Mother in Law Market Research

I'll never forget my first marketing class at business school.  Our professor peered at us with an intense glare as he pushed back on our standard, "chip shot" comments.  At one point in the class he asked the guy next to me to opine on the case we were discussing, which involved launching a new consumer product.  "Well," my neighbor answered confidently, "I think it will be a hit because I can see my mother-in-law buying it."

"I see," replied my professor dryly and then turned to the class with a withering look on his face, "Steve appears to have fallen into that fatal trap of 'Mother In Law Market Research' – believing this new product will be a hit just because his mother-in-law likes it.  Instead, let's look at the data, shall we?"

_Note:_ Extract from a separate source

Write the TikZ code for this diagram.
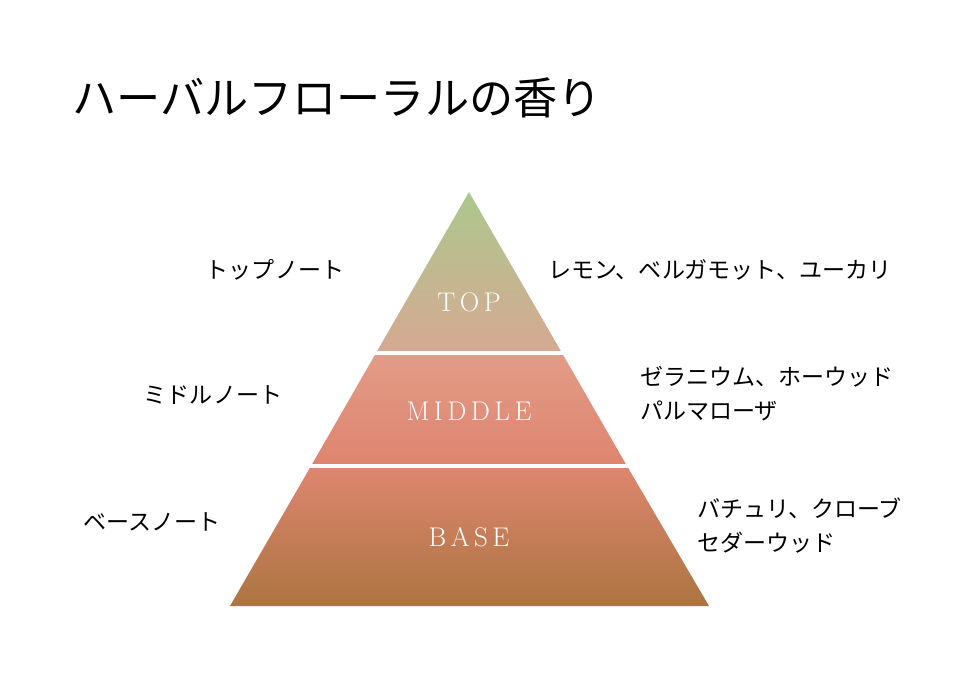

This put down to allowing personal experience influence your assessment of new products and services came back to me this week while at my board meeting for our mobile video portfolio company, Transpera. As we discussed poor video delivery quality and AT&T's clogged network, eveyone started devolving into their own anecdote of "what happened when I tried to watch a recent video on my iPhone".

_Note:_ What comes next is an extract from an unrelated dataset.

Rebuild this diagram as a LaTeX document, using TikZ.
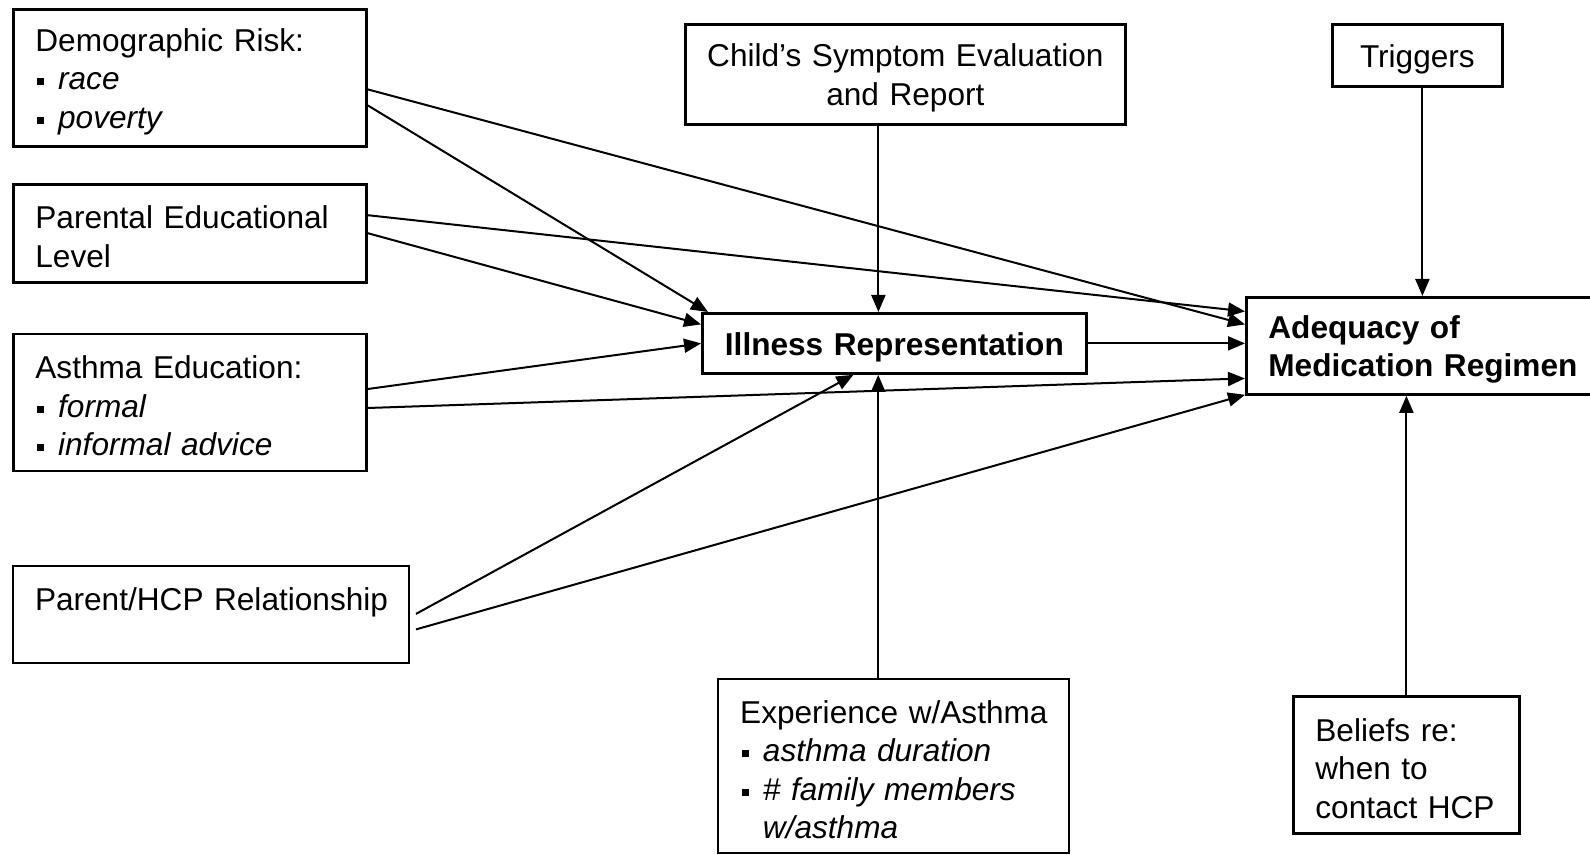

Yet, although I know it frustrates entrepreneurs, I confess to being sympathetic to investors who use their own experience as a guide to their investment activities.  Frankly, I think it is a critical part of my job as an investor to try out new products and services and those experiences certainly do inform my investment judgment.

Many VCs I talk to feel the same way. Brad Feld wrote a great article in this month's Entrepreneur Magazine urging entrepreneurs to let him play with their products rather than present them to him. Jack Dorsey, the founder of Twitter, recently told me that the reason he chose to work with Fred Wilson, rather than a host of interested Silicon Valley VCs, is that Fred was a Twitter power user from the beginning. When Fred first met the Twitter team, Jack said he was full of new ideas of where to take the product and the power of the model.

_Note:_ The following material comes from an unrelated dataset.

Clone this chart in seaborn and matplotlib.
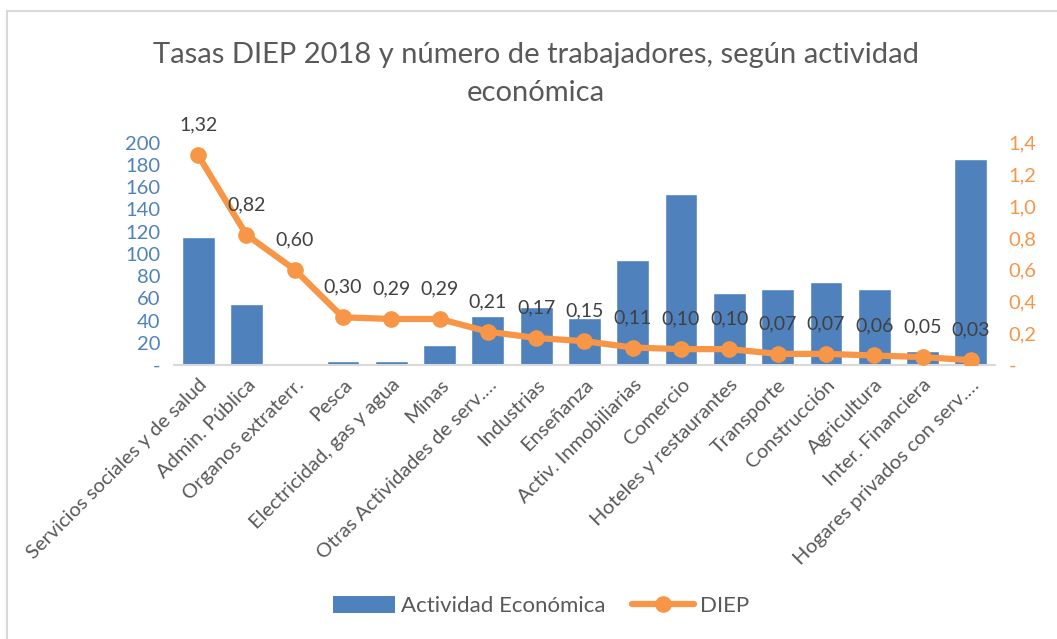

The desire to experience new products and services and technologies is why I own a Blackberry, an iPhone, a Kindle, a Sonos, a Roku, and subscribe to a ridiculous number of online services, blogs and feeds.  I also study how my pre-teen and teenage kids interact with games, devices, IM, Gmail, Google Buzz, to get insights into how younger users will experience the emerging connected world.  I even throw things at my wife that are targeted at her demographic to get her outside perspective on them.

I do appreciate that entrepreneurs get frustrated when the VCs extrapolate too much from their personal experience, particularly when they're not the target market.  I remember pitching Upromise to one well-heeled VC who asked, "is college really not affordable?"  Um…on planet Earth it isn't.  I guess if you live in the stratosphere…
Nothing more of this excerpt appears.